───── SOURCE EXCERPT ─────

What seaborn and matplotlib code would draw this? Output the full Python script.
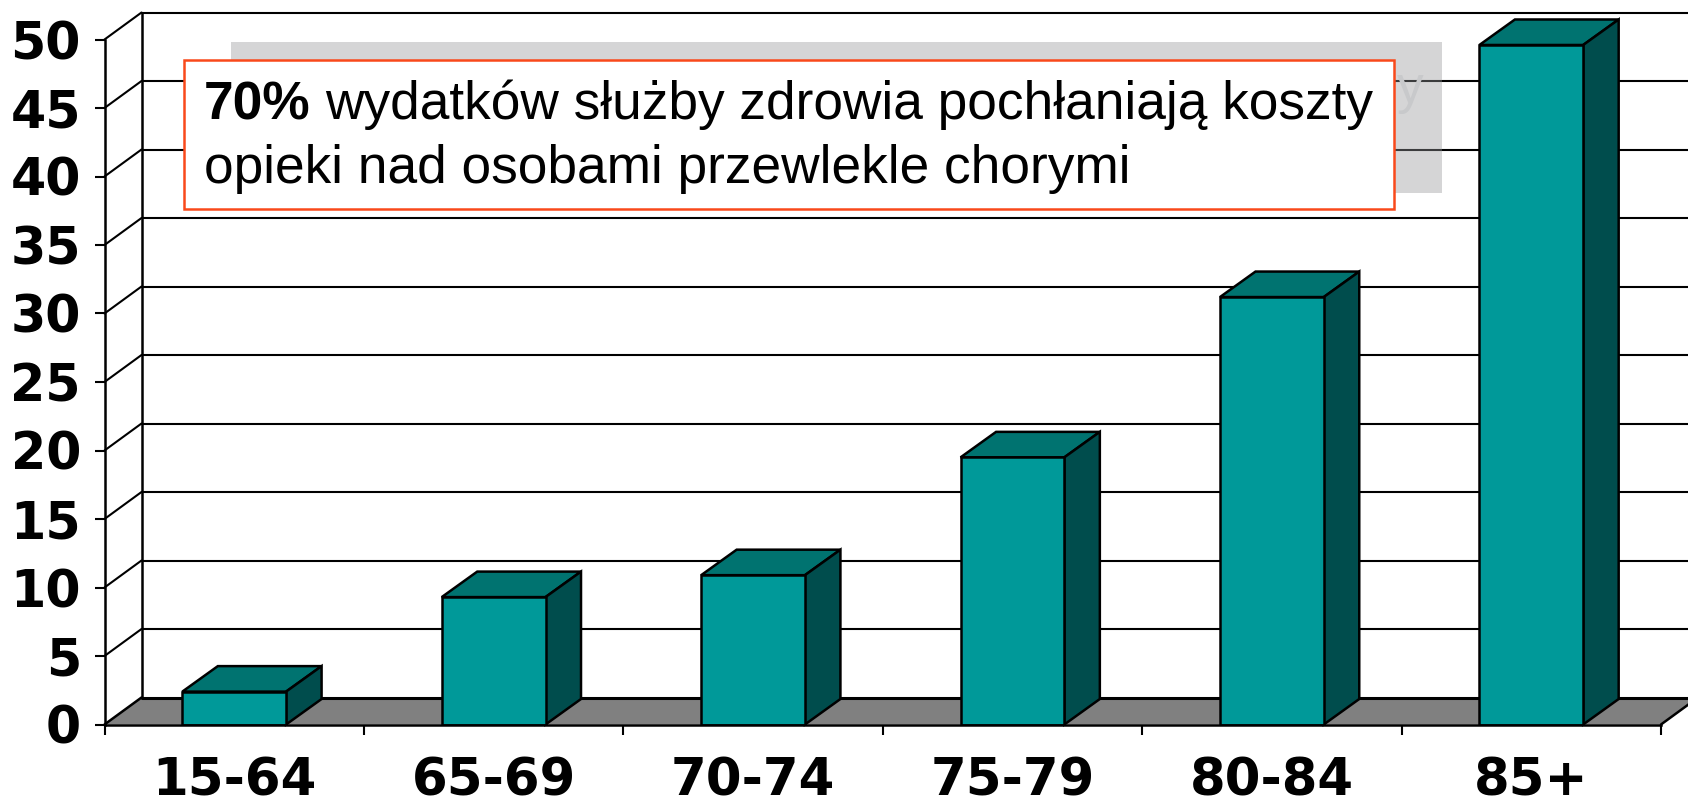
import matplotlib
matplotlib.use("Agg")
import matplotlib.pyplot as plt
from matplotlib.patches import Polygon, Rectangle
import seaborn as sns
import pandas as pd

categories = ["15-64", "65-69", "70-74", "75-79", "80-84", "85+"]
values = [2.4, 9.3, 10.9, 19.5, 31.2, 49.6]
yticks = list(range(0, 55, 5))
note_bold = "70%"
note_line1 = "wydatków służby zdrowia pochłaniają koszty"
note_line2 = "opieki nad osobami przewlekle chorymi"

W, H = 1688, 797
L, R, T, B = 104.5, 1661, 39.5, 724.5
FRONT, TOP, SIDE, FLOOR = "#009999", "#007370", "#004D4D", "#808080"
LW = 1.8

sns.set_theme(style="white")
plt.rcParams["font.family"] = ["DejaVu Sans"]
fig = plt.figure(figsize=(W / 100, H / 100), dpi=100, facecolor="white")
ax = fig.add_axes([L / W, 1 - B / H, (R - L) / W, (B - T) / H])

df = pd.DataFrame({"cat": categories, "val": values})
sns.barplot(data=df, x="cat", y="val", color=FRONT, saturation=1, width=0.40,
            edgecolor="black", linewidth=LW, ax=ax, zorder=5)
ax.set_xlim(-0.5, 5.5)
ax.set_ylim(0, 50)
ax.set_xlabel("")
ax.set_ylabel("")
ax.patch.set_alpha(0)
for s in ["top", "right"]:
    ax.spines[s].set_visible(False)
for s in ["left", "bottom"]:
    ax.spines[s].set_linewidth(LW)
    ax.spines[s].set_color("black")
    ax.spines[s].set_zorder(6)

# 3-D depth expressed in data units
DX = 37 / ((R - L) / 6)
DY = 27 / ((B - T) / 50)
BAR_DX = 35.5 / ((R - L) / 6)
BAR_DY = 25.5 / ((B - T) / 50)
x0, x1 = -0.5, 5.5

ax.add_patch(Polygon([(x0, 0), (x1, 0), (x1 + DX, DY), (x0 + DX, DY)], closed=True,
                     facecolor=FLOOR, edgecolor="none", zorder=1, clip_on=False))
ax.plot([x0 + DX, x1 + DX], [DY, DY], color="black", lw=2.2, zorder=2, clip_on=False)
ax.plot([x1, x1 + DX], [0, DY], color="black", lw=LW, zorder=2, clip_on=False)
ax.plot([x0, x0 + DX], [0, DY], color="black", lw=LW, zorder=2, clip_on=False)
ax.plot([x0 + DX, x0 + DX], [DY, 50 + DY], color="black", lw=LW, zorder=2, clip_on=False)
for t in yticks[1:]:
    ax.plot([x0, x0 + DX], [t, t + DY], color="black", lw=1.5, zorder=2, clip_on=False)
    ax.plot([x0 + DX, x1 + DX], [t + DY, t + DY], color="black", lw=1.5, zorder=2, clip_on=False)

for bar, v in zip(ax.patches[:len(values)], values):
    a, b = bar.get_x(), bar.get_x() + bar.get_width()
    ax.add_patch(Polygon([(a, v), (b, v), (b + BAR_DX, v + BAR_DY), (a + BAR_DX, v + BAR_DY)], closed=True,
                         facecolor=TOP, edgecolor="black", lw=LW, zorder=4, clip_on=False))
    ax.add_patch(Polygon([(b, 0), (b, v), (b + BAR_DX, v + BAR_DY), (b + BAR_DX, BAR_DY)], closed=True,
                         facecolor=SIDE, edgecolor="black", lw=LW, zorder=4, clip_on=False))

ax.set_yticks(yticks)
ax.set_xticks(range(len(categories)))
ax.set_xticklabels(categories)
ax.set_xticks([x0 + i for i in range(7)], minor=True)
ax.tick_params(axis="x", which="major", length=0, pad=23, labelsize=37)
ax.tick_params(axis="x", which="minor", length=7, width=1.5, color="black", bottom=True)
ax.tick_params(axis="y", length=7, width=1.5, color="black", left=True, pad=10, labelsize=36.5)
for lab in ax.get_xticklabels() + ax.get_yticklabels():
    lab.set_fontweight("bold")
    lab.set_color("black")

def px(x, y):
    return x / W, 1 - y / H

# callout: shadow, the one letter of shadow text that shows past the box, box, text
fig.add_artist(Rectangle(px(230.5, 193), (1442 - 230.5) / W, (193 - 42) / H, transform=fig.transFigure,
                         facecolor="#969799", alpha=0.4, edgecolor="none", zorder=7))
fig.text(*px(1397, 103), note_line1[-1], family="Liberation Sans", fontsize=38.3,
         color="#C8C9CB", zorder=7.5, va="baseline")
fig.add_artist(Rectangle(px(183.5, 208.5), (1393.5 - 183.5) / W, (208.5 - 59.5) / H, transform=fig.transFigure,
                         facecolor="white", edgecolor="#F9491B", lw=1.8, zorder=8))
fig.text(*px(204, 119), note_bold, family="Liberation Sans", fontweight="bold", fontsize=38.3,
         color="black", zorder=9, va="baseline")
fig.text(*px(325, 119), note_line1, family="Liberation Sans", fontsize=38.3,
         color="black", zorder=9, va="baseline")
fig.text(*px(204, 183), note_line2, family="Liberation Sans", fontsize=38.3,
         color="black", zorder=9, va="baseline")

fig.savefig("out.png", dpi=100)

─────

#### SET EXERCISE:
Exactly reproduce the run of lines from the start of the listing through the line with "ax.spines[s].set_zorder(6)", inclusive; pictures are not copied.

#### FINISHED ANSWER:
What seaborn and matplotlib code would draw this? Output the full Python script.
import matplotlib
matplotlib.use("Agg")
import matplotlib.pyplot as plt
from matplotlib.patches import Polygon, Rectangle
import seaborn as sns
import pandas as pd

categories = ["15-64", "65-69", "70-74", "75-79", "80-84", "85+"]
values = [2.4, 9.3, 10.9, 19.5, 31.2, 49.6]
yticks = list(range(0, 55, 5))
note_bold = "70%"
note_line1 = "wydatków służby zdrowia pochłaniają koszty"
note_line2 = "opieki nad osobami przewlekle chorymi"

W, H = 1688, 797
L, R, T, B = 104.5, 1661, 39.5, 724.5
FRONT, TOP, SIDE, FLOOR = "#009999", "#007370", "#004D4D", "#808080"
LW = 1.8

sns.set_theme(style="white")
plt.rcParams["font.family"] = ["DejaVu Sans"]
fig = plt.figure(figsize=(W / 100, H / 100), dpi=100, facecolor="white")
ax = fig.add_axes([L / W, 1 - B / H, (R - L) / W, (B - T) / H])

df = pd.DataFrame({"cat": categories, "val": values})
sns.barplot(data=df, x="cat", y="val", color=FRONT, saturation=1, width=0.40,
            edgecolor="black", linewidth=LW, ax=ax, zorder=5)
ax.set_xlim(-0.5, 5.5)
ax.set_ylim(0, 50)
ax.set_xlabel("")
ax.set_ylabel("")
ax.patch.set_alpha(0)
for s in ["top", "right"]:
    ax.spines[s].set_visible(False)
for s in ["left", "bottom"]:
    ax.spines[s].set_linewidth(LW)
    ax.spines[s].set_color("black")
    ax.spines[s].set_zorder(6)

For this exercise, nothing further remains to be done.